There is a tussle on between the Ministry of Corporate Affairs and the North Block over the National Spot Exchange and Financial Technologies merger. Both MCA and the Finance Ministry have been debating over the recommendations submitted by the Forwards Market Commission (FMC) on the NSEL scam, reports Malvika Jain of CNBC-TV18.
FMC, which submitted a report on NSEL scam in August, had sought for a merger between NSEL and FTIL, citing that the move would help in faster recovery of dues. NSEL has liabilities of Rs 5,600 crore. Besides, NSEL is a 100 percent subsidiary of FTIL and hence the merger would not have made much of a difference as far as the management was concerned.

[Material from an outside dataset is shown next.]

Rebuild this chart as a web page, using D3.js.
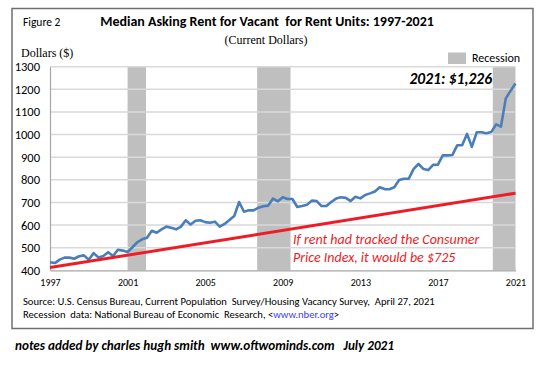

While the Ministry of Corporate Affairs is against the merger, the Finance Ministry favours it. The final call on the issue will be taken by the former. Interestingly, Arun Jaitely heads both ministries.
According to sources at the Corporate Affairs Ministry, a merger under Section 396 of the Companies Act 1956, which deals with central government’s powers to merge companies, can happen only in case of public interest.
However, in the said case, the public interest is confined to FTIL shareholders, who are not in favour of the merger with NSEL, sources added. Since the merger cannot happen easily, thus MCA had sought Finance Ministry’s view.
There have been no previous instances of invoking Section 396 barring one, thus it would be interesting to see how things unfold.